How to Put Your Yard to Work for the Climate

Some strategic changes to your landscaping can help reduce your impact on the planet

By Susannah Shmurak

August 3, 2016

Apple tree

Apple tree | Photograph by toysarefunforyou/iStock

You’ve reduced, reused, and recycled for years. You sign petitions, give to environmental organizations, and join protests. But it’s hard to feel like you’ve had much impact on a problem as enormous as climate change. How often have you asked yourself, “What can I, one lone person, really do to make a difference?”If you’re looking for meaningful ways to help our imperiled planet, start by putting your landscape to work for the climate.

Your Yard’s Climate Impact 

Mowing the 40 million acres of lawn in the United States requires over 800 million gallons of gas every year. That means we’re spewing 16 billion pounds of CO2 into the atmosphere when we cut grass. Experts estimate that another 17 million gallons of gas are spilled annually while refilling lawn mowers. The infamous Exxon Valdez spill, by comparison, was just under 11 million gallons.

Dr. Rattan Lal, editor of the collection Carbon Sequestration in Urban Ecosystems and professor at the College of Food, Agriculture, and Environmental Science at Ohio State, explains that these numbers leave out some carbon-intensive inputs, like fertilizers and pesticides, each pound of which takes up to six pounds of carbon to produce.

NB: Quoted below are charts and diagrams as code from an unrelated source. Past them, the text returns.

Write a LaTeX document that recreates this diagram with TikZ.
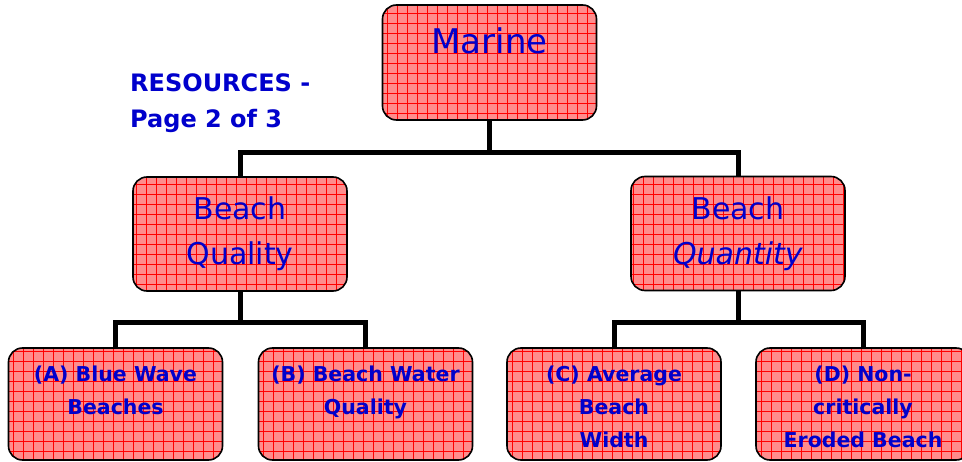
\documentclass[tikz,border=0pt]{standalone}
\usepackage{fontspec}
\setmainfont{DejaVu Sans}
\usepackage{xcolor}
\usepackage{tikz}
\usetikzlibrary{positioning}

\definecolor{boxred}{RGB}{255,140,140}
\definecolor{inkblue}{RGB}{0,0,204}

% text that hangs from the top of a box
\newcommand{\toplines}[2]{\parbox[t][#1][t]{204pt}{\centering #2}}

\begin{document}
\begin{tikzpicture}[
  x=1pt, y=-1pt,
  gridbox/.style={
    draw, line width=1.6pt, rectangle, rounded corners=14pt,
    fill=boxred, text=inkblue, inner sep=0pt, minimum width=214pt,
    path picture={
      \draw[red, line width=0.7pt]
        (path picture bounding box.south west) grid[step=10pt]
        (path picture bounding box.north east);
    }
  },
  topbox/.style={gridbox, minimum height=115pt,
    font=\fontsize{34}{40}\selectfont},
  midbox/.style={gridbox, minimum height=114pt, align=center,
    font=\fontsize{30}{45}\selectfont},
  leafbox/.style={gridbox, minimum height=112pt,
    font=\bfseries\fontsize{20.5}{33}\selectfont},
  pagenote/.style={text=inkblue, align=left, inner sep=0pt,
    anchor=north west, font=\bfseries\fontsize{24}{36}\selectfont},
  bus/.style={line width=5pt},
]
\useasboundingbox (0,0) rectangle (962,462);

%% ── Boxes ───────────────────────────────────────────────────────────────────
\node[topbox]  (marine)   at (489.5, 62.5) {\toplines{69pt}{Marine}};
\node[midbox]  (quality)  at (240,   234)  {Beach\\Quality};
\node[midbox]  (quantity) at (738,   233.5){Beach\\\textit{Quantity}};
\node[leafbox] (bluewave) at (115.5, 404)  {\toplines{76pt}{(A) Blue Wave\\Beaches}};
\node[leafbox] (water)    at (365.5, 404)  {\toplines{76pt}{(B) Beach Water\\Quality}};
\node[leafbox] (avgwidth) at (614,   404)  {\toplines{76pt}{(C) Average\\Beach\\Width}};
\node[leafbox] (eroded)   at (863,   404)  {\toplines{76pt}{(D) Non-\\critically\\Eroded Beach}};

\node[pagenote] (resources) at (130, 73) {RESOURCES -\\Page 2 of 3};

%% ── Buses ───────────────────────────────────────────────────────────────────
\coordinate (topbus)   at (489.5, 153);
\coordinate (leftbus)  at (240,   323);
\coordinate (rightbus) at (738,   323);

\draw[bus] (marine)         -- (topbus);
\draw[bus] (quality.north)  |- (topbus)   -| (quantity.north);
\draw[bus] (quality)        -- (leftbus);
\draw[bus] (bluewave.north) |- (leftbus)  -| (water.north);
\draw[bus] (quantity)       -- (rightbus);
\draw[bus] (avgwidth.north) |- (rightbus) -| (eroded.north);

\end{tikzpicture}
\end{document}
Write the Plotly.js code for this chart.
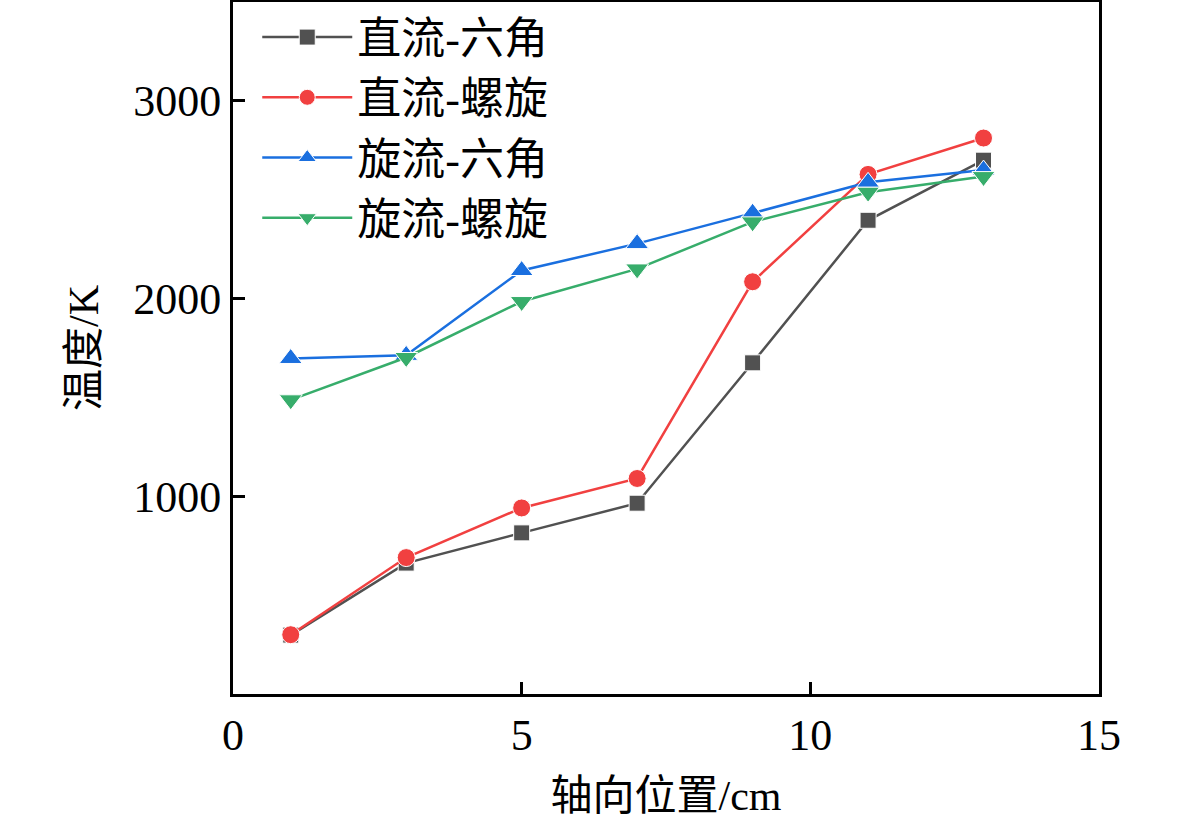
<!DOCTYPE html>
<html>
<head>
<meta charset="utf-8">
<script src="https://cdn.plot.ly/plotly-3.0.1.min.js"></script>
<style>
  html, body { margin: 0; padding: 0; background: #fff; }
  #chart { width: 1181px; height: 822px; }
</style>
</head>
<body>
<div id="chart"></div>
<script>
// axial position, cm
const axialPos = [1, 3, 5, 7, 9, 11, 13];

// temperature, K
const zlHex    = [298, 662, 815, 965, 1675, 2396, 2700];   // 直流-六角
const zlSpiral = [300, 690, 941, 1090, 2085, 2628, 2812];  // 直流-螺旋
const xlHex    = [1697, 1713, 2142, 2278, 2432, 2588, 2650]; // 旋流-六角
const xlSpiral = [1488, 1702, 1985, 2150, 2388, 2538, 2617]; // 旋流-螺旋

const names = ['直流-六角', '直流-螺旋', '旋流-六角', '旋流-螺旋'];
const yTicks = [1000, 2000, 3000];
const xTicks = [0, 5, 10, 15];

const FONT = 'Liberation Serif, "Times New Roman", "Noto Sans CJK SC", serif';

function series(y, name, color, symbol, size) {
  return {
    x: axialPos,
    y: y,
    name: name,
    mode: 'lines+markers',
    line: { color: color, width: 2.5 },
    marker: { symbol: symbol, size: size, color: color, line: { color: '#fff', width: 1 } }
  };
}

const data = [
  series(zlHex, names[0], '#515151', 'square', 16),
  series(zlSpiral, names[1], '#F14040', 'circle', 18),
  series(xlHex, names[2], '#1A6FDF', 'triangle-up', 20),
  series(xlSpiral, names[3], '#37AD6B', 'triangle-down', 20)
];

const layout = {
  width: 1181,
  height: 822,
  margin: { l: 233, r: 82, t: 2, b: 128 },
  paper_bgcolor: '#fff',
  plot_bgcolor: '#fff',
  font: { family: FONT, size: 44, color: '#000' },
  showlegend: true,
  legend: {
    x: 0.028, y: 1.0, xanchor: 'left', yanchor: 'top',
    bgcolor: 'rgba(0,0,0,0)',
    font: { family: FONT, size: 44 },
    itemwidth: 90,
    tracegroupgap: 0
  },
  xaxis: {
    range: [0, 15],
    tickvals: xTicks,
    ticks: 'inside', ticklen: 12, tickwidth: 3, tickcolor: '#000',
    showline: true, linecolor: '#000', linewidth: 3, mirror: true,
    showgrid: false, zeroline: false,
    title: { text: '轴向位置/cm', font: { family: FONT, size: 42 }, standoff: 22 }
  },
  yaxis: {
    range: [0, 3500],
    tickvals: yTicks,
    ticks: 'inside', ticklen: 12, tickwidth: 3, tickcolor: '#000',
    showline: true, linecolor: '#000', linewidth: 3, mirror: true,
    showgrid: false, zeroline: false,
    title: { text: '温度/K', font: { family: FONT, size: 42 }, standoff: 22 }
  }
};

Plotly.newPlot('chart', data, layout, { displayModeBar: false, staticPlot: true });
</script>
</body>
</html>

Dr. Mark Hostetler, a professor of wildlife ecology and conservation at the University of Florida, notes that turf grass and other landscapes not adapted to local climates take a lot of inputs, like water and herbicides, which can significantly affect a yard’s environmental impact. Of particular concern: fertilizer, which breaks down into nitrous oxide, a greenhouse gas 300times more potent than CO2.

Climate experts now recognize that simply reducing global emissions will no longer suffice to avert catastrophic climate change, so we have to find ways to pull carbon out of the atmosphere. Dr. Lal encourages us to rethink urban land practices, which he believes can definitely be part of the climate solution. In addition to avoiding climate-polluting fertilizer and weed killer, planting a yard with shrubs and trees can sequester significantly more carbon than growing grass. When you replace carbon-intensive lawns with trees and shrubs, you also get the added benefit of home-energy savings, since the plants provide shade in summer and buffer winter winds. If those shrubs and trees produce food for your family, you also shrink the ecological footprint of your diet.

Creating a Climate-Friendly Yard

The first step to a climate-positive yard is minimizing carbon-intensive inputs like fertilizer, and replacing lawn with plants that store more carbon and require less energy and water. Every 12-foot tree in your yard can sequester half a ton of carbon each year. Larger trees sequester even more. If a tree happens to produce food as well, its carbon-reducing impact goes up while your food and grocery bill shrink.

Want to crunch some carbon-sequestration numbers yourself? Using your zip code and the size of your trees, the National Tree Benefits Calculator will let you estimate carbon sequestered, energy and water saved, as well as the impact on property value and air quality.

So if you replace some gas-guzzling grass with a couple pear trees and a few fruit bushes, in addition to years of free organic fruit, you’ll be sequestering hundreds of pounds of carbon each year. With the shading and transpiration these plants provide, the energy needed to cool your house will drop as well. Conifers planted to the north of your house can act as a windbreak and lessen your heating needs in winter. Strategic tree planting all over your yard can help you knock several tons of CO2 off the 21-ton average Americans contribute to our atmosphere.

Make Your Yard a Food Forest

Perennial food plants like fruiting trees and shrubs are key features of a practice called permaculture, short for perennial agriculture. Paula Westmoreland, a certified permaculture designer and owner of Ecological Designs in Minneapolis, helps homeowners to reconceive of their properties as productive food forests, rather than as energy-intensive, polluting lawns. Even a dwarf fruit tree, which sequesters 200 pounds of carbon and reduces electricity needed for cooling by 62 kilowatt-hours, yields many pounds of fruit year after year. Berry bushes planted around the tree can produce even more food.

Westmoreland also incorporates deep-rooted native plants, which move carbon into the soil while helping to manage stormwater runoff and give vital sustenance to endangered pollinators. Native wildflowers and grasses also provide food and habitat for wildlife. One yard at a time, Westmoreland is working to reestablish diversity and restore the web of life in otherwise sterile urban and suburban areas.

Don’t Forget to Compost

One final, important element in your climate-healing landscape is compost, which fertilizes your plants while keeping valuable organic matter out of the landfill, where it breaks down anaerobically and produces the potent greenhouse gas methane. So scout out a piece of lawn and replace it with your own compost-nourished mini-orchard.